> **Objective**
Copy nothing but the lines below running from the line containing "Generate a Python" through the line containing "v71_red = [1.179, 0.536, 0.536, 0.536, 0.560, 0.560]", both end lines included.
* start Stored rows *
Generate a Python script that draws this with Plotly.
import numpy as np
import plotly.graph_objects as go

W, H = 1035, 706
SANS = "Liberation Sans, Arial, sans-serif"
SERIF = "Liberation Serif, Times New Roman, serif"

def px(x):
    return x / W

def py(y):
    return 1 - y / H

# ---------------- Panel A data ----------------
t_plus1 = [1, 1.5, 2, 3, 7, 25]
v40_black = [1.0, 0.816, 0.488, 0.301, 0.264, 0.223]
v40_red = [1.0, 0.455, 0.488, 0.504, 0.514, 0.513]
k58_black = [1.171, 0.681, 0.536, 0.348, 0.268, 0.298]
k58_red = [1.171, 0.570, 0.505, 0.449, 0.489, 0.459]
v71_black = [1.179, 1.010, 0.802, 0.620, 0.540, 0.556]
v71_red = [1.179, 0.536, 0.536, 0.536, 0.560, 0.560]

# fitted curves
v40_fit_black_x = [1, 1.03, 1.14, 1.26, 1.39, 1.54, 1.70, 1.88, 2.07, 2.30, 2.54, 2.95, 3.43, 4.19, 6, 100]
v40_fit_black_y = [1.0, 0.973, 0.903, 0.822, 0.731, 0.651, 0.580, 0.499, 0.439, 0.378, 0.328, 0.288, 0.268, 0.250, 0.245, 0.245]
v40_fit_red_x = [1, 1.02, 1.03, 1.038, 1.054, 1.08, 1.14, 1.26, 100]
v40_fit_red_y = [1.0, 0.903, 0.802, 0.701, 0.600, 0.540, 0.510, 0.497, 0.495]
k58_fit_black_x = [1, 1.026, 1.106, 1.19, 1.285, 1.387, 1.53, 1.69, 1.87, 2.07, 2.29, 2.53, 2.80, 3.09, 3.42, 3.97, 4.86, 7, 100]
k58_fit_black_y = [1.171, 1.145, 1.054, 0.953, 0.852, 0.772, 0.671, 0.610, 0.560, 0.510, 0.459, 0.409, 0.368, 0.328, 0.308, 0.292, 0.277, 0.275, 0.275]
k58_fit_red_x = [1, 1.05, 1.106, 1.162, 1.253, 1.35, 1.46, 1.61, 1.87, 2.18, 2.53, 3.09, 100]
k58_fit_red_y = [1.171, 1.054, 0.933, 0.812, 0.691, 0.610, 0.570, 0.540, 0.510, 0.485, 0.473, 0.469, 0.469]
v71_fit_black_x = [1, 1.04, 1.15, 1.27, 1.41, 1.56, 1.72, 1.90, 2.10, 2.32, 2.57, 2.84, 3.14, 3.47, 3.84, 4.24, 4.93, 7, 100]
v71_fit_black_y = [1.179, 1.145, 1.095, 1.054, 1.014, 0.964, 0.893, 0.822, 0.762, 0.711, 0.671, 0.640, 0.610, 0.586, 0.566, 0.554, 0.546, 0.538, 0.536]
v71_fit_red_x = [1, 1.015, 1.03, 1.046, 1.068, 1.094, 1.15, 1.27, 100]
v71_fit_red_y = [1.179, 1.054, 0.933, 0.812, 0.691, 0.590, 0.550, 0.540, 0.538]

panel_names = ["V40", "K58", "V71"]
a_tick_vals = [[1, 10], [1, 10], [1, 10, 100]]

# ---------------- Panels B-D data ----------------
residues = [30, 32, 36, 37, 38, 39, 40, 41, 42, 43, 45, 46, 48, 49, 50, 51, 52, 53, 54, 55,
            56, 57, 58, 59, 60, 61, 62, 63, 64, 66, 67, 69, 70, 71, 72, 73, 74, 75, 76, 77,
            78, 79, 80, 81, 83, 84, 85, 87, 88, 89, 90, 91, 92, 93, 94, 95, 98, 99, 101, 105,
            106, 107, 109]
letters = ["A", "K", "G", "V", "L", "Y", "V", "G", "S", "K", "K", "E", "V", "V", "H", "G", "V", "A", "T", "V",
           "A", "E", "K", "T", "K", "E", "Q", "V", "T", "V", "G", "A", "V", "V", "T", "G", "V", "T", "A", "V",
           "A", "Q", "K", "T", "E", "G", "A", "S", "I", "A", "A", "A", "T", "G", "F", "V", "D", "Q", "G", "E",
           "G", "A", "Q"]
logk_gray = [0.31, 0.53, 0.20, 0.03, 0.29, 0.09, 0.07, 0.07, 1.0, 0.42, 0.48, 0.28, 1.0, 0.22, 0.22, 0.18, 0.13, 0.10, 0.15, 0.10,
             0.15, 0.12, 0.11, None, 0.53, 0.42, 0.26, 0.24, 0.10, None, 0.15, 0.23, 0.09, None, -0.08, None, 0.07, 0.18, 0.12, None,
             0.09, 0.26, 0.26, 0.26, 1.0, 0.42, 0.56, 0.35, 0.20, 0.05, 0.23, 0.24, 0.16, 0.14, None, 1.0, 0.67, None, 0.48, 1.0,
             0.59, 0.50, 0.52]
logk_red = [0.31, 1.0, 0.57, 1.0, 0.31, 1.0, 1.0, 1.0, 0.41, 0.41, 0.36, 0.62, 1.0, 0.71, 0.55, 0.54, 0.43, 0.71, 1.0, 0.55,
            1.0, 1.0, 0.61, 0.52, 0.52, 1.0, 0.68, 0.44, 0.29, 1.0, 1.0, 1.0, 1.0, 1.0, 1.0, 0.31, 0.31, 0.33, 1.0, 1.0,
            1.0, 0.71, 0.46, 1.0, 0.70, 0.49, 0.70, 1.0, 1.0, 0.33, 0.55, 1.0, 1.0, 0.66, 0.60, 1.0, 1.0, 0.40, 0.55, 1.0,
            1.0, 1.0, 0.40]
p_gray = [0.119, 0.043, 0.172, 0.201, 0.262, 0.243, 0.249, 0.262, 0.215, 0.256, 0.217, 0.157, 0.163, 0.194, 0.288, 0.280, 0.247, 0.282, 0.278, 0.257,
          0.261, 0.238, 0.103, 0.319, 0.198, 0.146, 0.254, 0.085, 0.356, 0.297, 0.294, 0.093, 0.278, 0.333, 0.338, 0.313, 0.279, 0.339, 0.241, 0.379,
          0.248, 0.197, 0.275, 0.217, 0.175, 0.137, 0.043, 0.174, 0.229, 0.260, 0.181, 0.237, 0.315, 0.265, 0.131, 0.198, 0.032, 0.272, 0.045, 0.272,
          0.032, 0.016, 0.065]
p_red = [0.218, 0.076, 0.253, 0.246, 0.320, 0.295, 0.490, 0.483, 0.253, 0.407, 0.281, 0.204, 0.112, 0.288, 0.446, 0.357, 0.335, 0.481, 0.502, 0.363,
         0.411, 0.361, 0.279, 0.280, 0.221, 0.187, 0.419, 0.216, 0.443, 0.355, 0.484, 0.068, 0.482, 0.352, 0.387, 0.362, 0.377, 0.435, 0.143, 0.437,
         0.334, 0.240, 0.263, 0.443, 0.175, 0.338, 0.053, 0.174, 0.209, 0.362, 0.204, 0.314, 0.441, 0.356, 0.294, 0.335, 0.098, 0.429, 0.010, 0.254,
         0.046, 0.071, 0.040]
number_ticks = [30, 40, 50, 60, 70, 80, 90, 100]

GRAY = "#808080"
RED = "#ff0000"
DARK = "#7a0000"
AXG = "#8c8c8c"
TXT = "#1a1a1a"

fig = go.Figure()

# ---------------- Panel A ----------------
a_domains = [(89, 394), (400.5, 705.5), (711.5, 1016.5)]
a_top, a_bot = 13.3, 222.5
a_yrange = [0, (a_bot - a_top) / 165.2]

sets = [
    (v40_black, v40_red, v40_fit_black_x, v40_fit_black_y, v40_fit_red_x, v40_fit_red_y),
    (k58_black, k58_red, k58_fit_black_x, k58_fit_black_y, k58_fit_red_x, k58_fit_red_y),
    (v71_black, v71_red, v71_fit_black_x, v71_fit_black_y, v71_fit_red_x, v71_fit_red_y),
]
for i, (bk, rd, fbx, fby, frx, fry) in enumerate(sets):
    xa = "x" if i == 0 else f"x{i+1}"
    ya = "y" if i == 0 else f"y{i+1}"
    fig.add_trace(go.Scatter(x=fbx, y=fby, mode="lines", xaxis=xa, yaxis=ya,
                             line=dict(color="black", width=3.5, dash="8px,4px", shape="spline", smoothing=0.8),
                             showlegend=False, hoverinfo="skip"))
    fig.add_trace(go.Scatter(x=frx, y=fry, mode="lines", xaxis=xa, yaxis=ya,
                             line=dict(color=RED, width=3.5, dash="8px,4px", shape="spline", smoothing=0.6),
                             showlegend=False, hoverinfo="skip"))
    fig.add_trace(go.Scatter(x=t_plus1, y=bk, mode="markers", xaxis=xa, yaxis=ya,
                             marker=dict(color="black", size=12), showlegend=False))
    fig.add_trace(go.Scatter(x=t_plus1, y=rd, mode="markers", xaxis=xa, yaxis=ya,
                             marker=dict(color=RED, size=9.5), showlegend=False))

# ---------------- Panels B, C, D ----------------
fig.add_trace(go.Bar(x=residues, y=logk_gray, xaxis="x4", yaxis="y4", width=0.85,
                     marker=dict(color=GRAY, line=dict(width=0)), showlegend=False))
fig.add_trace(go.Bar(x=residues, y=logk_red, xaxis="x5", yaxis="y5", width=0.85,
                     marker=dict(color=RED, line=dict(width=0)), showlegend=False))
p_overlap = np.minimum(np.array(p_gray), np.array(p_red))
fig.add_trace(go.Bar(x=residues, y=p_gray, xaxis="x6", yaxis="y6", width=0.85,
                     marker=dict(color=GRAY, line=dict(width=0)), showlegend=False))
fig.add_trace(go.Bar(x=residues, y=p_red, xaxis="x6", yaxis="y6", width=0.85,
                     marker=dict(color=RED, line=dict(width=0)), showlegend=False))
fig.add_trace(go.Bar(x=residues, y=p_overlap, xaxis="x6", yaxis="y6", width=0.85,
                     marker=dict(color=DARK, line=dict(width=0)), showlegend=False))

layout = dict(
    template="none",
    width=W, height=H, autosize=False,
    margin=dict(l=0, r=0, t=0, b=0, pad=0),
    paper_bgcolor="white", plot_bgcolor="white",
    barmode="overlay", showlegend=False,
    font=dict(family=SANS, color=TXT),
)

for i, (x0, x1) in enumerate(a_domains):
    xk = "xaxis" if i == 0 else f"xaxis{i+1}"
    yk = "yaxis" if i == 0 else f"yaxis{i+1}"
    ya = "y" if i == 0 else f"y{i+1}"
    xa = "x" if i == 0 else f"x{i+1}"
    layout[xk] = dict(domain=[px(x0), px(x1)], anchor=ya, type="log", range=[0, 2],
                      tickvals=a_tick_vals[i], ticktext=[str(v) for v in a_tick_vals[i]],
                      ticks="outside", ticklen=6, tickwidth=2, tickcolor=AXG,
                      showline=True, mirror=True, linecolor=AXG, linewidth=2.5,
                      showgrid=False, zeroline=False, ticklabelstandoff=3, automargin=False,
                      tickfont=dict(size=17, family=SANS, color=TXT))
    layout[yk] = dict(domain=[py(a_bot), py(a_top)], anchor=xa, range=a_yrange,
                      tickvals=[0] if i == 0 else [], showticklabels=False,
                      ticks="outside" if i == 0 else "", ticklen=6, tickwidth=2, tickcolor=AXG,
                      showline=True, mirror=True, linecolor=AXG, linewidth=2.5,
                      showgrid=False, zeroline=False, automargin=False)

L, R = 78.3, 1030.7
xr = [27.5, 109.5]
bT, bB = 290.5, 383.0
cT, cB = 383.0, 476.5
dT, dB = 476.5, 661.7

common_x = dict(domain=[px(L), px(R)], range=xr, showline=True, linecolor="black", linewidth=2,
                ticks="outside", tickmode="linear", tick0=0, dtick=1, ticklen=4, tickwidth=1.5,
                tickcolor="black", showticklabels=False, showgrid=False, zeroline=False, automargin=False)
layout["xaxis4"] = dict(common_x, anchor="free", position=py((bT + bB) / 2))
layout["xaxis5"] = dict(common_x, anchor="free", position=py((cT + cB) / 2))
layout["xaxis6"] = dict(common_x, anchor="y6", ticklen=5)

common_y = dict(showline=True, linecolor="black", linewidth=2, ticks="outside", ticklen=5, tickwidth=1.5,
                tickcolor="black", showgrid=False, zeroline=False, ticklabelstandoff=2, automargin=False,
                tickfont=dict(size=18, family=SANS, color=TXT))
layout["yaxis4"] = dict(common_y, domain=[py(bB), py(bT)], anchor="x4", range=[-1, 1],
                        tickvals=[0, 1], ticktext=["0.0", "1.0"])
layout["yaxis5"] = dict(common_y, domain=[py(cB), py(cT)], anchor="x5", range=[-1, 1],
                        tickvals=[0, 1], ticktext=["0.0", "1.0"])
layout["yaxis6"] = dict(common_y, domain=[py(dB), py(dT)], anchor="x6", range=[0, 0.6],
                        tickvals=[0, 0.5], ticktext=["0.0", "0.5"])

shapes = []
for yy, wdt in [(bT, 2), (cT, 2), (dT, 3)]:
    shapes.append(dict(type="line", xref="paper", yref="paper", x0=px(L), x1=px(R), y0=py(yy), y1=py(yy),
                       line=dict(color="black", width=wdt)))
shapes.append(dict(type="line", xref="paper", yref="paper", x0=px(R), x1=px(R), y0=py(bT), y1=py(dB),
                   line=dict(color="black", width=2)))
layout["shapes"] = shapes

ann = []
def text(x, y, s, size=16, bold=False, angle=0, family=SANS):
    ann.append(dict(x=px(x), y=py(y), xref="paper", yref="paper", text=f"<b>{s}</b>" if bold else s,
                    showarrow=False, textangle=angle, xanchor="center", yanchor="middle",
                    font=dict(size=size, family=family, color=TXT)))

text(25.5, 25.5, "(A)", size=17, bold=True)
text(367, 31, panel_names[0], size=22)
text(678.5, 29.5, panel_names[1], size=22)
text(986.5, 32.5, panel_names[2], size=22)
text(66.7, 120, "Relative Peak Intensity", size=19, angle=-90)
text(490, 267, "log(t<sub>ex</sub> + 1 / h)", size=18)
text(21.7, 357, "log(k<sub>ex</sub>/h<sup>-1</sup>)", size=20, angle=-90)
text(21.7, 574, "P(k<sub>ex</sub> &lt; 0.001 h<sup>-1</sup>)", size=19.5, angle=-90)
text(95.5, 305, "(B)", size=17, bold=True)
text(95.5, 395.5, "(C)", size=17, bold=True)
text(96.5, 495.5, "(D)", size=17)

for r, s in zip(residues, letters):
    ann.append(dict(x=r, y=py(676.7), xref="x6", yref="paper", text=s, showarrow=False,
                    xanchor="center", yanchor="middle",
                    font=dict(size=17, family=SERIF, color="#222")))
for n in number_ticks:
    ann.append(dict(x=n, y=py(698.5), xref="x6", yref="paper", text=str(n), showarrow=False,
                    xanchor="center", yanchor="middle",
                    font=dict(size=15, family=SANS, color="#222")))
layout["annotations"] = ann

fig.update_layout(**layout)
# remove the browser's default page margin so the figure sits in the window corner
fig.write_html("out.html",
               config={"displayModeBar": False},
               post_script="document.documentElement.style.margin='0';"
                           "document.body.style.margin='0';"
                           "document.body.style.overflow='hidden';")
* end Stored rows *
* start Stored rows *
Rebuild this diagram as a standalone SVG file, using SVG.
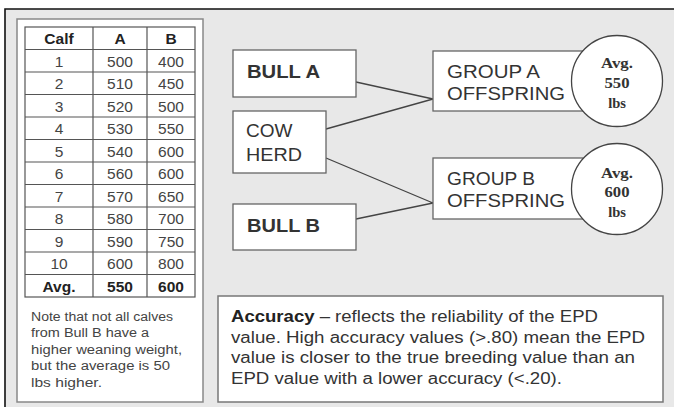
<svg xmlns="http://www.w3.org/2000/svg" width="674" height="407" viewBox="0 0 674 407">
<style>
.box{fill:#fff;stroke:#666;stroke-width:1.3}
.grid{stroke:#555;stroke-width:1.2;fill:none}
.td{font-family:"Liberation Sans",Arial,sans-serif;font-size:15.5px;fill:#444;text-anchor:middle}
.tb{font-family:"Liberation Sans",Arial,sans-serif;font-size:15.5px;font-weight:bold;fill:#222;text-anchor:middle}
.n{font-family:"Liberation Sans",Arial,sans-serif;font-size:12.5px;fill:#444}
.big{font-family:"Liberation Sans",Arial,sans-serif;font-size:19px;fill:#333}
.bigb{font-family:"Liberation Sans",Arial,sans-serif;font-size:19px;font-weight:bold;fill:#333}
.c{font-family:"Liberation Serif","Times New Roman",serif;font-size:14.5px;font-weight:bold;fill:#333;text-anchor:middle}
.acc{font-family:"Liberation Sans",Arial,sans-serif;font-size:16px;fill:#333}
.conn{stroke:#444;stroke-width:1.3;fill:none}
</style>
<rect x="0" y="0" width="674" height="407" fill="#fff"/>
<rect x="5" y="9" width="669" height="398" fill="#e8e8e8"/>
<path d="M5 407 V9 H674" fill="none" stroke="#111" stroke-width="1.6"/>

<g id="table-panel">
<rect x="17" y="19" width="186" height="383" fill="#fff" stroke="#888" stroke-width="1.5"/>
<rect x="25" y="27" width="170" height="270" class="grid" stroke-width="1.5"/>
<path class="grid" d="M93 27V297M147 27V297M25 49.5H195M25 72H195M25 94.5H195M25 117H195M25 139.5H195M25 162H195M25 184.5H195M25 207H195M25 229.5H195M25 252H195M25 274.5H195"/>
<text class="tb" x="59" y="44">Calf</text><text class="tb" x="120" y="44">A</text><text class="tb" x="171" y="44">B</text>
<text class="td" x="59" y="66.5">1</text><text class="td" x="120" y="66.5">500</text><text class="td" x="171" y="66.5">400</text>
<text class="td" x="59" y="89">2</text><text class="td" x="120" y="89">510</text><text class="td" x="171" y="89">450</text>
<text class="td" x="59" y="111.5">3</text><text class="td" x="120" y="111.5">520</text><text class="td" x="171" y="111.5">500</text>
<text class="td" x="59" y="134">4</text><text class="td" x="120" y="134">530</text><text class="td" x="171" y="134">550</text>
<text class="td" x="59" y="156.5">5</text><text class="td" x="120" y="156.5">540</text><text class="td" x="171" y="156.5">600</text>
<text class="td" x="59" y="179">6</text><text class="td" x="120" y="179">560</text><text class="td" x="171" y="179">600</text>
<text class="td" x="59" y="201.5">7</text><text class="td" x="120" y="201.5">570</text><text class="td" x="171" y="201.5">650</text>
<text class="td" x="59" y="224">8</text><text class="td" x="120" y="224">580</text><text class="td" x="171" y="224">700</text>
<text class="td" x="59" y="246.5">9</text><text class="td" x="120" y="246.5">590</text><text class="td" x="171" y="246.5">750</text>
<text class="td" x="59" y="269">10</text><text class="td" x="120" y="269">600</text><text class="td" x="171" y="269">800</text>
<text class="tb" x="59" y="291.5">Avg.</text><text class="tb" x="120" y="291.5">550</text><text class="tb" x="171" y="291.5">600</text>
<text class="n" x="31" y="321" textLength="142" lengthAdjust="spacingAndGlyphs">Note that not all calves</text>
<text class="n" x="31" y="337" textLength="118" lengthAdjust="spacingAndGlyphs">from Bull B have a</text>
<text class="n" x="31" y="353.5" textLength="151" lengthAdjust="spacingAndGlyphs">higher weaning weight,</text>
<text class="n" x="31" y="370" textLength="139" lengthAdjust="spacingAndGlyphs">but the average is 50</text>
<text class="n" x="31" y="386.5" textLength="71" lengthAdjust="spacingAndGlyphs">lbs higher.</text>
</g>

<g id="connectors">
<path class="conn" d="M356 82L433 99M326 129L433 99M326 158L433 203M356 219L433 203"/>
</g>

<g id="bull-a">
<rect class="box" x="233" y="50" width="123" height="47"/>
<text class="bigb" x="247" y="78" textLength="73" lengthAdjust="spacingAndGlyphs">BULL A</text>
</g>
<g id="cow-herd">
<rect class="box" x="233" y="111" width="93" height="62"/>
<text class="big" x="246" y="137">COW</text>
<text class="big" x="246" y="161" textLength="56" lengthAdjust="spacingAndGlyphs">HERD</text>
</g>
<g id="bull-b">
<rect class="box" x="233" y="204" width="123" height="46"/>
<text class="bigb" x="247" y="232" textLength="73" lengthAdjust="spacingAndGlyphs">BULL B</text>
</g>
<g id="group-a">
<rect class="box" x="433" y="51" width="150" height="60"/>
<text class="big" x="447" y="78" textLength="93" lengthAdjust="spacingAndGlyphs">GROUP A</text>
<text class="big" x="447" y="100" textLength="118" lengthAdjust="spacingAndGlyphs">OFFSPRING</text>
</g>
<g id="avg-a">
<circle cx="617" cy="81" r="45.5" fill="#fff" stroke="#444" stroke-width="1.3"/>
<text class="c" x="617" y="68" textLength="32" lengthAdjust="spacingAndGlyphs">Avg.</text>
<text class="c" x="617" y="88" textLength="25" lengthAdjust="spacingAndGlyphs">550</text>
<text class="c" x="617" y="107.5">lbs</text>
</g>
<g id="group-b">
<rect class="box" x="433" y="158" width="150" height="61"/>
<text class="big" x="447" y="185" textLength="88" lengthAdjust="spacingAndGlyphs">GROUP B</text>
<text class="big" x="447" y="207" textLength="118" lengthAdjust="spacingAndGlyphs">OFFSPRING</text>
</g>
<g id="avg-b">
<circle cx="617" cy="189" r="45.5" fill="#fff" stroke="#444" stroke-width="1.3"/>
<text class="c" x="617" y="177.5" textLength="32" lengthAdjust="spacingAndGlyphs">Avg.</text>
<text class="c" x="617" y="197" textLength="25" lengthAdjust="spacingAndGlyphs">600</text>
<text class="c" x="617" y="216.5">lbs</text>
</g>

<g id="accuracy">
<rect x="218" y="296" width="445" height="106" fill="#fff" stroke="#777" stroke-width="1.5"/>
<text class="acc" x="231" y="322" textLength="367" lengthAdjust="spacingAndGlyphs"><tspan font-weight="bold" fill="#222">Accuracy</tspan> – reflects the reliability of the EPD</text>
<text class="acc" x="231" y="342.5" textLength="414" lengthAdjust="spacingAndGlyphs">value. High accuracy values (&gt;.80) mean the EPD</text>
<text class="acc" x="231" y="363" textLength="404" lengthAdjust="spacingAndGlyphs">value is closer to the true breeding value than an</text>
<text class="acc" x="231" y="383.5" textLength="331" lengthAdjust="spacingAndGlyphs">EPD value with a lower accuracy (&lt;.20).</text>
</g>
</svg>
* end Stored rows *
* start Stored rows *
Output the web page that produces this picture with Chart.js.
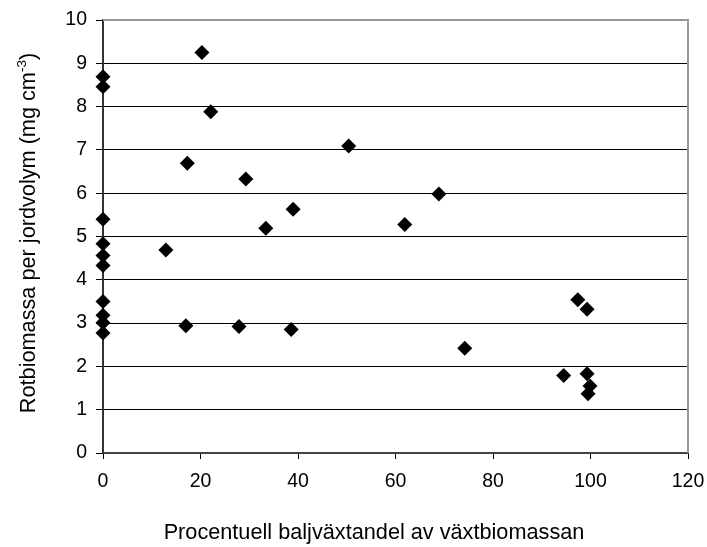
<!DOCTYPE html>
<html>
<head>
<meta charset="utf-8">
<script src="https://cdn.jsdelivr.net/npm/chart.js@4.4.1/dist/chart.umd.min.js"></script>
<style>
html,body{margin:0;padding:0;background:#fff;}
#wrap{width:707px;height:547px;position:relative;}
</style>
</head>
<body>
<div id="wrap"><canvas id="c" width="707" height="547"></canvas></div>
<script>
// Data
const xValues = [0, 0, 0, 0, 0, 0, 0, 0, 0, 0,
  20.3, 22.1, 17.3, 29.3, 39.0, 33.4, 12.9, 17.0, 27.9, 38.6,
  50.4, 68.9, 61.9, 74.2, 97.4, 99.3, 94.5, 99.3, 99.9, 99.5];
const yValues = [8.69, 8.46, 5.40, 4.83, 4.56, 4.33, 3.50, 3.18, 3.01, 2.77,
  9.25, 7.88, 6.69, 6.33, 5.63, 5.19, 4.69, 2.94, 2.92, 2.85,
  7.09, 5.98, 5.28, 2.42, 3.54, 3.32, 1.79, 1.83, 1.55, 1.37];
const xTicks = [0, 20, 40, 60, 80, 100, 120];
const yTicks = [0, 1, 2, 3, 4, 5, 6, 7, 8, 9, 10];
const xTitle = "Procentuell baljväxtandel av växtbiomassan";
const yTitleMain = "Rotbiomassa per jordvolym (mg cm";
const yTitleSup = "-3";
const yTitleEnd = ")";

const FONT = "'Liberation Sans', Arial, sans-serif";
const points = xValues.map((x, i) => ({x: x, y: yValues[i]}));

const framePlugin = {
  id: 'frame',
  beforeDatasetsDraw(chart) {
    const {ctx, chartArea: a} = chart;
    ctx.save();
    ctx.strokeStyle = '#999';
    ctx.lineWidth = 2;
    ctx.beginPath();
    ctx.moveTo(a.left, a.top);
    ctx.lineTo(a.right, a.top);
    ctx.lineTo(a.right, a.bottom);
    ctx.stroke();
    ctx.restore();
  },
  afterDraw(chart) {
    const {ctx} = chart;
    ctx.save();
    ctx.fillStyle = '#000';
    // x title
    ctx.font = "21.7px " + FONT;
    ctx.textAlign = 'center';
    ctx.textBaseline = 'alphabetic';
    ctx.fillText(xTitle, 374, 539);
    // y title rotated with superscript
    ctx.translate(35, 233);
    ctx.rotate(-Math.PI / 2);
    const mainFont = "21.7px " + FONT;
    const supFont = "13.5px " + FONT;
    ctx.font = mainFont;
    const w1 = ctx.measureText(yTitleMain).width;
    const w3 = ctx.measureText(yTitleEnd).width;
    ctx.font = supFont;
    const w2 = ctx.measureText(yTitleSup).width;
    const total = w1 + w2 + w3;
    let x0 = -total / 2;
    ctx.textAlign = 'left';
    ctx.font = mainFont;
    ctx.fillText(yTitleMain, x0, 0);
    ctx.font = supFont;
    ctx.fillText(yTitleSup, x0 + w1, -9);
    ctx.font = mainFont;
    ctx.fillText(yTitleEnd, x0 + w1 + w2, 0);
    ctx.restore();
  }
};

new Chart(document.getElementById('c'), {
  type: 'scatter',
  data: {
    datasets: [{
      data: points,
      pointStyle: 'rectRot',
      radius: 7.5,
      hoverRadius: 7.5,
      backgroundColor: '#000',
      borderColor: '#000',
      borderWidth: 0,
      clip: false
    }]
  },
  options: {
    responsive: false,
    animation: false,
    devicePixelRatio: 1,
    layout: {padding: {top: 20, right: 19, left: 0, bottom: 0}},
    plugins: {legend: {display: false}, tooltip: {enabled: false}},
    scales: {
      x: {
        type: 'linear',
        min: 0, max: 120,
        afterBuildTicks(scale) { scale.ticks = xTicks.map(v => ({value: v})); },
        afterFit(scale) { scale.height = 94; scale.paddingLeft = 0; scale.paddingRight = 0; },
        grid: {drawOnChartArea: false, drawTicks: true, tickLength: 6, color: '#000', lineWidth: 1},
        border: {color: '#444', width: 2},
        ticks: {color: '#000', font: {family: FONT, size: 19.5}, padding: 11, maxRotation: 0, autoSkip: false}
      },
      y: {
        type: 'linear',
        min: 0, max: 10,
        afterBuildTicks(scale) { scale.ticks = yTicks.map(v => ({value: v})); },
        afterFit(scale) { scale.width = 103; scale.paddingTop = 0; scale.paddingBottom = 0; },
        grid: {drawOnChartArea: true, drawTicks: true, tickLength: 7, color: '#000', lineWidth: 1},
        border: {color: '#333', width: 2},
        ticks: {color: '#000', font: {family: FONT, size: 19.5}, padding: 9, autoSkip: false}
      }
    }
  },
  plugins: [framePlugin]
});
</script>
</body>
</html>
* end Stored rows *
> **Complete answer**
Generate a Python script that draws this with Plotly.
import numpy as np
import plotly.graph_objects as go

W, H = 1035, 706
SANS = "Liberation Sans, Arial, sans-serif"
SERIF = "Liberation Serif, Times New Roman, serif"

def px(x):
    return x / W

def py(y):
    return 1 - y / H

# ---------------- Panel A data ----------------
t_plus1 = [1, 1.5, 2, 3, 7, 25]
v40_black = [1.0, 0.816, 0.488, 0.301, 0.264, 0.223]
v40_red = [1.0, 0.455, 0.488, 0.504, 0.514, 0.513]
k58_black = [1.171, 0.681, 0.536, 0.348, 0.268, 0.298]
k58_red = [1.171, 0.570, 0.505, 0.449, 0.489, 0.459]
v71_black = [1.179, 1.010, 0.802, 0.620, 0.540, 0.556]
v71_red = [1.179, 0.536, 0.536, 0.536, 0.560, 0.560]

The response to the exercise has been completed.